The disclosure of Mr. Faydo's name also is different from the disclosure of the unpublished listing in Butterworth, which the telephone subscriber had requested the company not release. Neither Mr. nor Mrs. Faydo asked U S West to keep their identities confidential. We know of no law, either statutory or decisional, which prohibits private companies from giving out the names of their customers. RCW 42.17.314, cited by the Faydos, applies only to public utility districts or municipally owned electrical utilities.[2]

*626 We therefore hold the State did not violate article 1, section 7 of the Washington Constitution when the sheriff's office obtained Mr. Faydo's name from U S West without legal process.

Affirmed.

MUNSON and SWEENEY, JJ., concur.

Review denied at 121 Wash. 2d 1034 (1993).

NOTES

[1] Gunwall, at 61-62, identified the following six "neutral criteria" relevant to determining whether the state constitution should be considered as extending broader rights to its citizens than does the federal constitution: (1) the textual language; (2) differences in the texts; (3) constitutional history; (4) preexisting state law; (5) structural differences; and (6) matters of particular state or local concern.

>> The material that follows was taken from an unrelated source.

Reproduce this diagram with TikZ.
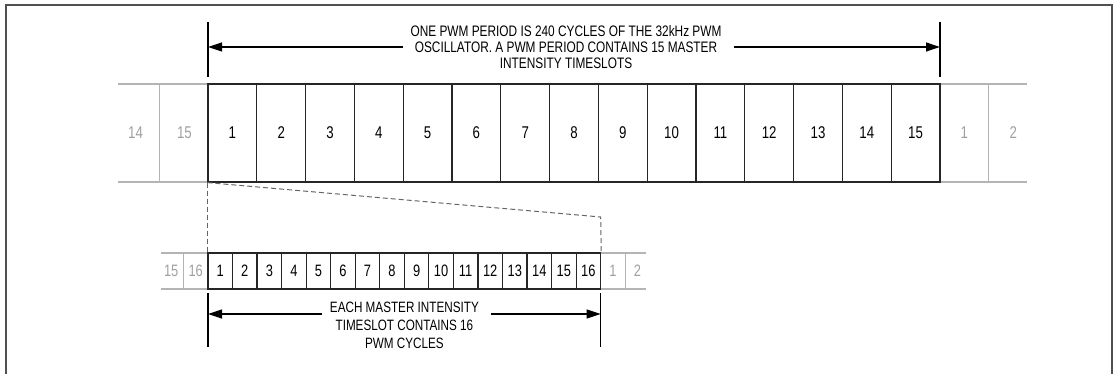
\documentclass[tikz,border=0pt]{standalone}
\usepackage{fontspec}
\setmainfont{Liberation Sans}[FakeStretch=0.78]
\usetikzlibrary{arrows.meta}
\definecolor{lgray}{HTML}{B4B4B4}
\definecolor{tgray}{HTML}{A0A0A0}
\definecolor{frameC}{HTML}{505050}
\begin{document}
\begin{tikzpicture}[x=1pt,y=-1pt,
  cellline/.style={line width=1.2pt,draw=black!85},
  grayline/.style={line width=1.2pt,draw=lgray},
  topcell/.style={cellline,minimum width=48.8pt,minimum height=98pt,inner sep=0pt,font=\fontsize{17}{17}\selectfont},
  topgray/.style={inner sep=0pt,text=tgray,font=\fontsize{17}{17}\selectfont},
  botcell/.style={cellline,minimum width=24.54pt,minimum height=36pt,inner sep=0pt,font=\fontsize{16.5}{16.5}\selectfont},
  botgray/.style={inner sep=0pt,text=tgray,font=\fontsize{16.5}{16.5}\selectfont},
  tick/.style={line width=1.2pt,draw=black},
  dimarrow/.style={line width=1.2pt,draw=black,-{Triangle[length=14pt,width=9pt]}},
  zoomline/.style={line width=1pt,draw=black!60,dash pattern=on 5pt off 3pt},
  note/.style={align=center,inner sep=0pt}
]
\useasboundingbox (0,0) rectangle (1118,374);
% frame
\draw[line width=2pt,draw=frameC] (6,380) -- (6,5) -- (1112,5) -- (1112,380);

% ---- top row ----
\draw[grayline] (118,84) -- (1027,84);
\draw[grayline] (118,182) -- (1027,182);
\draw[grayline] (159.2,84) -- (159.2,182);
\draw[grayline] (988.8,84) -- (988.8,182);
\node[topgray] (tg14) at (135.6,133) {14};
\node[topgray] (tg15) at (184.4,133) {15};
\node[topgray] (tg1) at (964.4,133) {1};
\node[topgray] (tg2) at (1013.2,133) {2};
\foreach \i in {1,...,15}
  \node[topcell] (t\i) at ({208+48.8*(\i-0.5)},133) {\i};

% top dimension
\coordinate (tlA) at (208,22);
\coordinate (tlB) at (208,77);
\coordinate (trA) at (940,22);
\coordinate (trB) at (940,77);
\draw[tick] (tlA) -- (tlB);
\draw[tick] (trA) -- (trB);
\coordinate (tl) at (208,47);
\coordinate (tr) at (940,47);
\node[note,font=\fontsize{15.2}{16}\selectfont] (toptext) at (566,47)
  {ONE PWM PERIOD IS 240 CYCLES OF THE 32kHz PWM\\
   OSCILLATOR. A PWM PERIOD CONTAINS 15 MASTER\\
   INTENSITY TIMESLOTS};
\draw[dimarrow] ([xshift=-7pt]toptext.west |- tl) -- (tl);
\draw[dimarrow] ([xshift=12pt]toptext.east |- tr) -- (tr);

% ---- bottom row ----
\draw[grayline] (161.4,253) -- (646,253);
\draw[grayline] (161.4,289) -- (646,289);
\draw[grayline] (183.46,253) -- (183.46,289);
\draw[grayline] (625.2,253) -- (625.2,289);
\node[botgray] (bg15) at (171.2,271) {15};
\node[botgray] (bg16) at (195.7,271) {16};
\node[botgray] (bg1) at (613,271) {1};
\node[botgray] (bg2) at (637.5,271) {2};
\foreach \i in {1,...,16}
  \node[botcell] (b\i) at ({208+24.54*(\i-0.5)},271) {\i};

% zoom lines
\coordinate (zc) at (600.7,217);
\draw[zoomline] (t1.south west) -- (zc) -- (b16.north east);
\draw[zoomline] (t1.south west) -- (b1.north west);

% bottom dimension
\coordinate (blA) at (208,293);
\coordinate (blB) at (208,347);
\coordinate (brA) at (600.7,293);
\coordinate (brB) at (600.7,347);
\draw[tick] (blA) -- (blB);
\draw[tick] (brA) -- (brB);
\coordinate (bl) at (208,314);
\coordinate (br) at (600.7,314);
\node[note,font=\fontsize{15}{18}\selectfont] (bottext) at (404.4,325)
  {EACH MASTER INTENSITY\\
   TIMESLOT CONTAINS 16\\
   PWM CYCLES};
\draw[dimarrow] ([xshift=-8pt]bottext.west |- bl) -- (bl);
\draw[dimarrow] ([xshift=12pt]bottext.east |- br) -- (br);
\end{tikzpicture}
\end{document}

[2] RCW 42.17.314 provides:

"A law enforcement authority may not request inspection or copying of records of any person, which belong to a public utility district or a municipally owned electrical utility, unless the authority provides the public utility district or municipally owned electrical utility with a written statement in which the authority states that it suspects that the particular person to whom the records pertain has committed a crime and the authority has a reasonable belief that the records could determine or help determine whether the suspicion might be true. Information obtained in violation of this rule is inadmissible in any criminal proceeding."